I remember when people thought Huey Lewis was cool. [iv] The surprising thing about this fact isn’t that people thought Huey Lewis was cool, but that anyone listened to records recorded by someone in their mid-thirties who wasn’t already looking back at a twenty year career. And that really young Canadian spreading fever is just one of an increasing number of celebrities who look like they should be playing with Easy Bake Ovens, worrying about their parents’ reaction to their grass stains and saving the marshmallows in their cereal for the end because they are the best part.[v] When I was younger people were older. Reading level aside, what does it mean when the majority of culture watched, read, and listened to, is made for children? Looking back at my experience growing up, at least as far as I have grown up, I don’t think I was at a loss for images of adults, both positive and negative. Movies were about adults. TV shows were about adults. Even G.J. Joes looked old. Look at Dr. Mindbender and tell me that guy isn’t 52. Or Shipwreck’s surely disposition?[vi] That guy is at least 46. Anyway, musicians were older. Fictional characters seemed old enough to possess the careers they possess. The police on television actually looked old enough to be police. That’s why 21 Jumpstreet worked. Because not every fictional police already looked like they were twenty. How will the film remake work, out in theatres soon, when police already look so young? Jonah Hill, the film’s star, is the same age as Sarah Jones, the lead police[vii] in Alcatraz. In the 1980s teen comedy was a sub-genre. Now, all comedies are teen comedies. People just used to be older. Even the people on Thirtysomething looked fortysomething.

Some of reasons behind our Lost Boys culture are clear to me.[viii] Parents viewing habits are determined to a large extent by what their children watch. Going to see a movie is expensive. Companies don’t like to make R-rated movies anymore because making a movie for an undifferentiated audience means selling more tickets. Despite some of the ideals of say, rock or punk, specific to youth, musicians often used to be older, even if only in their twenties, because learning how to perform musical instruments takes time and practise and many contemporary musicians aren’t musicians in the sense that they know how to read music and hit drums, keys, or strings. I wonder if someday the 27 Club might be replaced by the 17 Club. I understand the desire to feel young in the sense that it would be nice if it were easier to shed some weight or not feeling so tired all the time or not wanting quite so many responsibilities. But I don’t really understand the need for adults to find Edward so dreamy.

People worry about the effect on young people watching sexualized images of youth, but what of the effects of adults watching the latest slightly-talented, well-marketed, underage songstress shaking her everything? Who are they bringing with those milkshakes? The common consensus seems to be that “kids these days grow up so fast.” But what about our adults? One of the ways we mature is by watching how the people older than us interact and behave. So, how does one grow up, constantly bombarded by images of children? Sometimes it seems that at the same rate children are maturing, adults are being infantilized.

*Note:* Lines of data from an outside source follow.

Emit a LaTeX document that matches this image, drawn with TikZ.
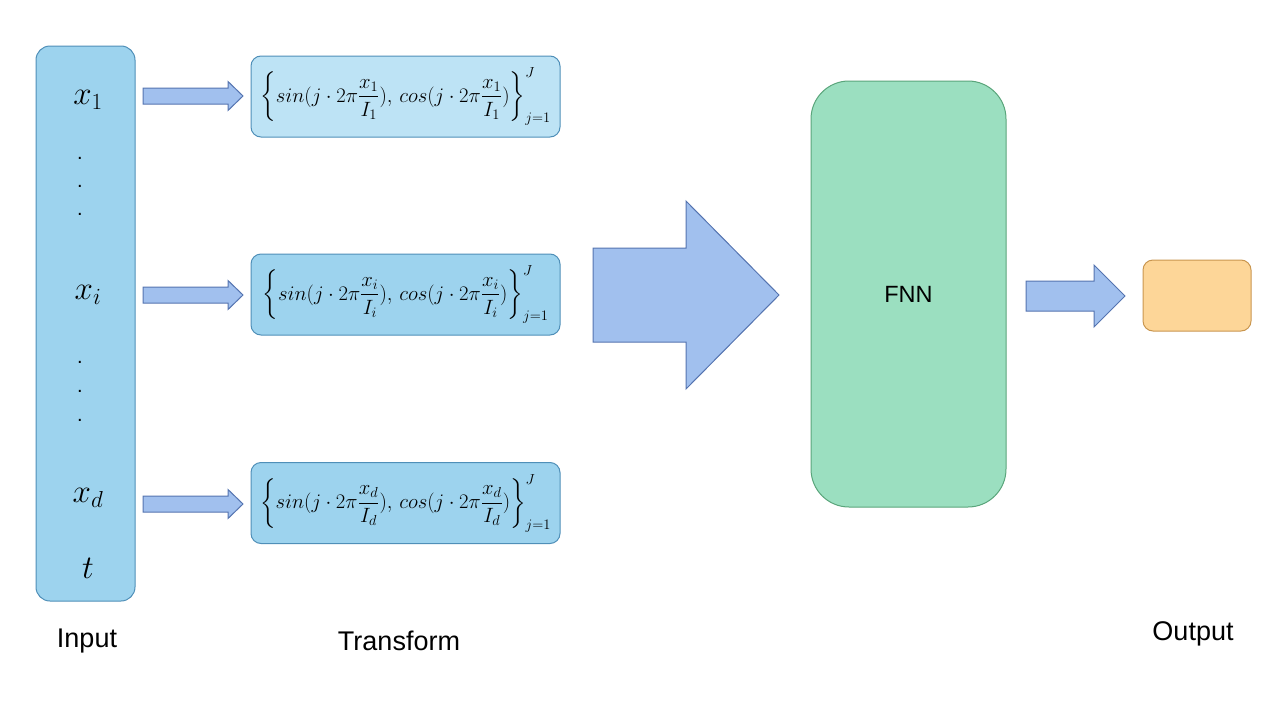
\RequirePackage{fix-cm}
\documentclass[tikz,border=0pt]{standalone}
\usepackage{amsmath}
\usepackage[no-math]{fontspec}
\setmainfont{Liberation Sans}
\definecolor{infill}{HTML}{9DD3EE}
\definecolor{indraw}{HTML}{4F8FB8}
\definecolor{tlight}{HTML}{BDE3F5}
\definecolor{arfill}{HTML}{A1C0EE}
\definecolor{ardraw}{HTML}{5574B0}
\definecolor{fnnfill}{HTML}{9BDFC0}
\definecolor{fnndraw}{HTML}{5AA57B}
\definecolor{outfill}{HTML}{FDD698}
\definecolor{outdraw}{HTML}{C9964F}
\newcommand{\feat}[1]{\fontsize{20.7}{24}\selectfont$\displaystyle\left\{sin(j\cdot 2\pi\frac{x_{#1}}{I_{#1}}),\, cos(j\cdot 2\pi\frac{x_{#1}}{I_{#1}})\right\}_{j=1}^{J}$}
\newcommand{\blockarrow}[6]{% x0, x1, xh, ymid, shaft half, head half
  \path[blockarr] (#1,#4-#5) -- (#3,#4-#5) -- (#3,#4-#6) -- (#2,#4) -- (#3,#4+#6) -- (#3,#4+#5) -- (#1,#4+#5) -- cycle;}
\tikzset{
  blockarr/.style={fill=arfill, draw=ardraw, line width=1pt, line join=miter},
  tbox/.style={draw=indraw, line width=1pt, rounded corners=10pt, minimum width=309pt, minimum height=81pt, inner sep=0pt},
  lbl/.style={font=\fontsize{27}{32}\selectfont},
  var/.style={font=\fontsize{33}{38}\selectfont},
  dotl/.style={font=\fontsize{20}{24}\selectfont},
}
\begin{document}
\begin{tikzpicture}[x=1pt,y=-1pt]
\useasboundingbox (0,0) rectangle (1280,720);
% input column
\node[draw=indraw, fill=infill, line width=1pt, rounded corners=14pt, minimum width=99pt, minimum height=555pt, inner sep=0pt] (input) at (85.5,323.5) {};
\node[var] (x1) at (88,100) {$x_1$};
\node[dotl] (d1) at (80,158) {.};
\node[dotl] (d2) at (80,186) {.};
\node[dotl] (d3) at (80,214) {.};
\node[var] (xi) at (88,295) {$x_i$};
\node[dotl] (d4) at (80,362) {.};
\node[dotl] (d5) at (80,391) {.};
\node[dotl] (d6) at (80,420) {.};
\node[var] (xd) at (88,498) {$x_d$};
\node[var] (t) at (88,568) {$t$};
% transform boxes
\node[tbox, fill=tlight] (t1) at (405.5,96.5) {\feat{1}};
\node[tbox, fill=infill] (ti) at (405.5,294.5) {\feat{i}};
\node[tbox, fill=infill] (td) at (405.5,503) {\feat{d}};
% small arrows
\blockarrow{143}{243}{228}{96}{8}{14.5}
\blockarrow{143}{243}{228}{295}{8}{14.5}
\blockarrow{143}{243}{228}{504}{8}{14.5}
% big arrow
\blockarrow{593}{779}{686}{295}{47}{94}
% FNN
\node[draw=fnndraw, fill=fnnfill, line width=1pt, rounded corners=38pt, minimum width=195pt, minimum height=426pt, inner sep=0pt, font=\fontsize{23.5}{28}\selectfont] (fnn) at (908.5,294) {FNN};
% output arrow
\blockarrow{1026}{1125}{1094}{296}{15}{31}
% output box
\node[draw=outdraw, fill=outfill, line width=1pt, rounded corners=10pt, minimum width=108pt, minimum height=71pt, inner sep=0pt] (out) at (1197,295.5) {};
% labels
\node[lbl] (linput) at (87,641) {Input};
\node[lbl] (ltrans) at (399,641) {Transform};
\node[lbl] (lout) at (1193,634) {Output};
\end{tikzpicture}
\end{document}
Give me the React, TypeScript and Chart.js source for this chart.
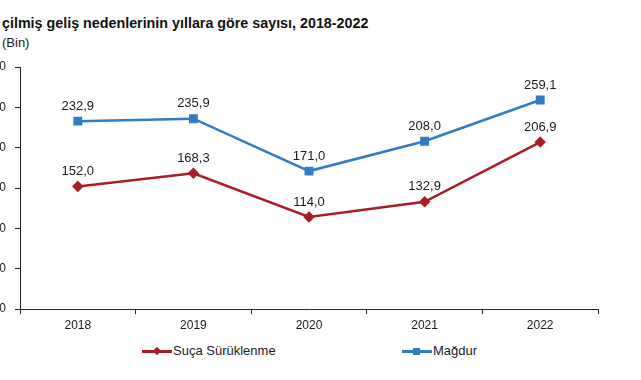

One of the loftier purposes of culture is advancing new ideas and the sharing of as-of-yet unpopular opinion. But what does a fifteen year old really have to say let alone one of T&T’s toddlers? And this only touches upon the visibility of the elderly in my culture, people I haven’t seen since J.B. was solving crimes all up in Cabot Cove and those four ladies in wicker furniture were making me laugh.[ix] Not to say that we can’t learn something from people younger than us but it should not be at the expense of learning from people who have been alive longer than we have.

[i] For whatever reason, they always begin with “well.”

[ii] Because you chew the surface.

[iii] BTW, this is totally the best one.

[iv] Technically, he was hip.

[v] They are the best part.

[vi] One of my favourite things about G.J. Joe is that Shipwreck is clearly Buddusky, Jack Nicholson’s character in Ashby’s The Last Detail.

[vii] In fact, her character is already a homicide detective.

[viii] I’m also aware of the fact that it is often adults that are producing this children’s culture. The people writing these books aren’t teenagers, although that dragon kid was fifteen when he started writing. Record producers and publishers are older too.

[ix] Ignoring all the Betty Davis stuff these days, The Golden Girls is actually still funny.